▶ **YOUR GOAL**:
Take the lines from the head of the listing through the one bearing "import * as" and copy them exactly, leaving every picture out.
─── MATERIAL ───
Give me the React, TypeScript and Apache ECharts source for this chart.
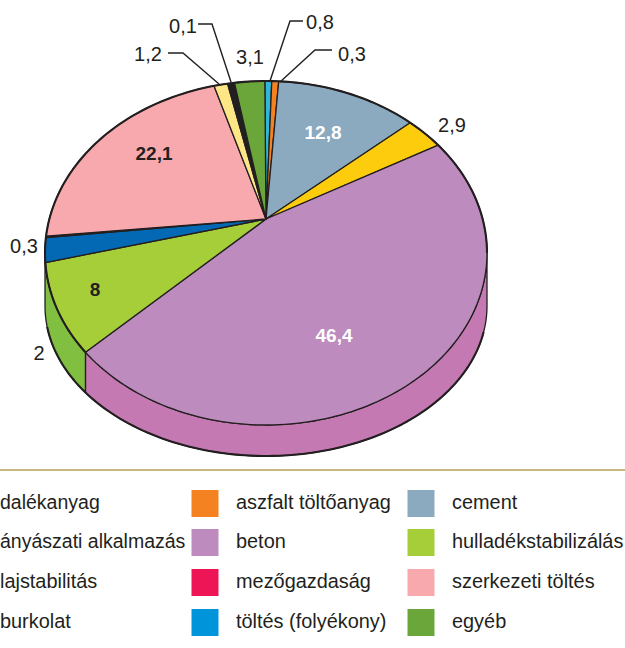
import React, { useEffect, useRef } from "react";
import * as echarts from "echarts";

const sliceNames = ["töltés (folyékony)", "aszfalt töltőanyag", "cement", "adalékanyag", "beton", "hulladékstabilizálás", "bányászati alkalmazás", "elválasztó", "szerkezeti töltés", "talajstabilitás", "burkolat", "egyéb"];
const sliceShares = [0.5, 0.5, 10.4, 2.9, 51, 8.9, 2.3, 0.15, 19.65, 1, 0.5, 2.2];
const sliceColors = ["#2fb6d9", "#f58220", "#8baabf", "#fdcc0d", "#bd8bbd", "#a6ce39", "#0469b4", "#231f20", "#f8a9ad", "#fde686", "#231f20", "#6aa639"];

const labelTexts = ["0,8", "0,3", "12,8", "2,9", "46,4", "2", "8", "0,3", "22,1", "1,2", "0,1", "3,1"];
const labelAnchors: [number, number][] = [[320, 22], [352, 54], [323, 132], [452, 125], [334, 335], [39, 353], [95, 289], [24, 246], [154, 153], [148, 54], [183, 26], [250, 57]];
const labelStyles = ["n", "n", "w", "n", "w", "n", "b", "n", "b", "n", "n", "n"];

const leaderLines: [number, number][][] = [
  [[303, 21], [290, 21], [270, 81]],
  [[332, 50], [315, 50], [280, 82]],
  [[168, 53], [183, 53], [219, 84]],
  [[198, 24], [212, 24], [231, 82]],
];

const legendFragments = ["dalékanyag", "ányászati alkalmazás", "lajstabilitás", "burkolat"];
const legendFragmentSize = [19.5, 19.5, 19.9, 19.9];
const legendCol2 = ["aszfalt töltőanyag", "beton", "mezőgazdaság", "töltés (folyékony)"];
const legendCol2Colors = ["#f58220", "#bd8bbd", "#ed1556", "#0095da"];
const legendCol3 = ["cement", "hulladékstabilizálás", "szerkezeti töltés", "egyéb"];
const legendCol3Colors = ["#8baabf", "#a6ce39", "#f8a9ad", "#6aa639"];
const legendRowY = [502, 541, 581, 621];

const FONT = "'Liberation Sans', Arial, sans-serif";
const INK = "#231f20";
const CX = 266, TOP_CY = 253, RX = 221, TOP_RY = 172, APEX_Y = 219, LOW_CY = 306, LOW_RY = 150, START = -0.3;

const rad = (d: number) => (d * Math.PI) / 180;
const topPt = (t: number): number[] => [CX + RX * Math.sin(rad(t)), TOP_CY - TOP_RY * Math.cos(rad(t))];
const lowPt = (t: number): number[] => [CX + RX * Math.sin(rad(t)), LOW_CY - LOW_RY * Math.cos(rad(t))];
const samples = (a: number, b: number, f: (t: number) => number[]) => {
  const n = Math.max(2, Math.ceil(Math.abs(b - a) / 1.5));
  const out: number[][] = [];
  for (let i = 0; i <= n; i++) out.push(f(a + ((b - a) * i) / n));
  return out;
};

const total = sliceShares.reduce((s, v) => s + v, 0);
const bounds: number[] = [START];
sliceShares.forEach((v) => bounds.push(bounds[bounds.length - 1] + (v / total) * 360));
const betonEnd = bounds[sliceNames.indexOf("beton") + 1];

const wallParts = [
  { name: "beton fal", from: 90, to: betonEnd, color: "#c579b2" },
  { name: "2", from: betonEnd, to: 270, color: "#80bf40" },
];

function buildOption() {
  const graphics: any[] = [];
  graphics.push({ type: "line", shape: { x1: 0, y1: 470, x2: 625, y2: 470 }, style: { stroke: "#b5a04f", lineWidth: 1.6 } });
  leaderLines.forEach((pts) => graphics.push({ type: "polyline", shape: { points: pts }, style: { stroke: INK, lineWidth: 1.4, fill: "none" }, z: 20 }));
  labelTexts.forEach((t, i) => {
    const s = labelStyles[i];
    graphics.push({
      type: "text", x: labelAnchors[i][0], y: labelAnchors[i][1], z: 20,
      style: { text: t, fill: s === "w" ? "#ffffff" : INK, font: `${s === "n" ? "normal 20px" : "bold 19px"} ${FONT}`, align: "center", verticalAlign: "middle" },
    });
  });
  const legendText = (text: string, x: number, y: number, size = 19.9) =>
    graphics.push({ type: "text", x, y, style: { text, fill: INK, font: `normal ${size}px ${FONT}`, align: "left", verticalAlign: "middle" } });
  legendFragments.forEach((t, i) => legendText(t, 0, legendRowY[i], legendFragmentSize[i]));
  const column = (names: string[], colors: string[], sx: number, tx: number) =>
    names.forEach((t, i) => {
      graphics.push({ type: "rect", shape: { x: sx, y: legendRowY[i] - 12, width: 27, height: 27 }, style: { fill: colors[i] } });
      legendText(t, tx, legendRowY[i]);
    });
  column(legendCol2, legendCol2Colors, 191.5, 236);
  column(legendCol3, legendCol3Colors, 407.5, 452);

  return {
    animation: false,
    backgroundColor: "#ffffff",
    graphic: graphics,
    series: [
      {
        type: "custom", coordinateSystem: "none", z: 1, silent: true,
        data: wallParts.map((w) => ({ name: w.name, value: w.to - w.from })),
        renderItem: (p: any) => {
          const w = wallParts[p.dataIndex];
          const points = [...samples(w.from, w.to, topPt), ...samples(w.to, w.from, lowPt)];
          return { type: "polygon", shape: { points }, style: { fill: w.color, stroke: INK, lineWidth: 1.3, lineJoin: "round" } };
        },
      },
      {
        type: "custom", coordinateSystem: "none", z: 2, silent: true,
        data: sliceNames.map((name, i) => ({ name, value: sliceShares[i] })),
        renderItem: (p: any) => {
          const i = p.dataIndex;
          const points = [[CX, APEX_Y], ...samples(bounds[i], bounds[i + 1], topPt)];
          return { type: "polygon", shape: { points }, style: { fill: sliceColors[i], stroke: INK, lineWidth: 1.3, lineJoin: "round" } };
        },
      },
      {
        type: "custom", coordinateSystem: "none", z: 3, silent: true,
        data: [{ name: "perem", value: 1 }, { name: "alja", value: 1 }],
        renderItem: (p: any) => {
          const points = p.dataIndex === 0 ? samples(betonEnd, 450, topPt) : samples(100, 262, lowPt);
          return { type: "polyline", shape: { points }, style: { fill: "none", stroke: INK, lineWidth: 2.1, lineJoin: "round" } };
        },
      },
    ],
  };
}

export default function App() {
  const ref = useRef<HTMLDivElement>(null);
  useEffect(() => {
    document.body.style.margin = "0";
    document.body.style.overflow = "hidden";
    const chart = echarts.init(ref.current!, undefined, { renderer: "svg" });
    chart.setOption(buildOption() as any);
    return () => chart.dispose();
  }, []);
  return <div ref={ref} style={{ width: 625, height: 648 }} />;
}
───
▶ **RESPONSE TO THIS TASK**:
Give me the React, TypeScript and Apache ECharts source for this chart.
import React, { useEffect, useRef } from "react";
import * as echarts from "echarts";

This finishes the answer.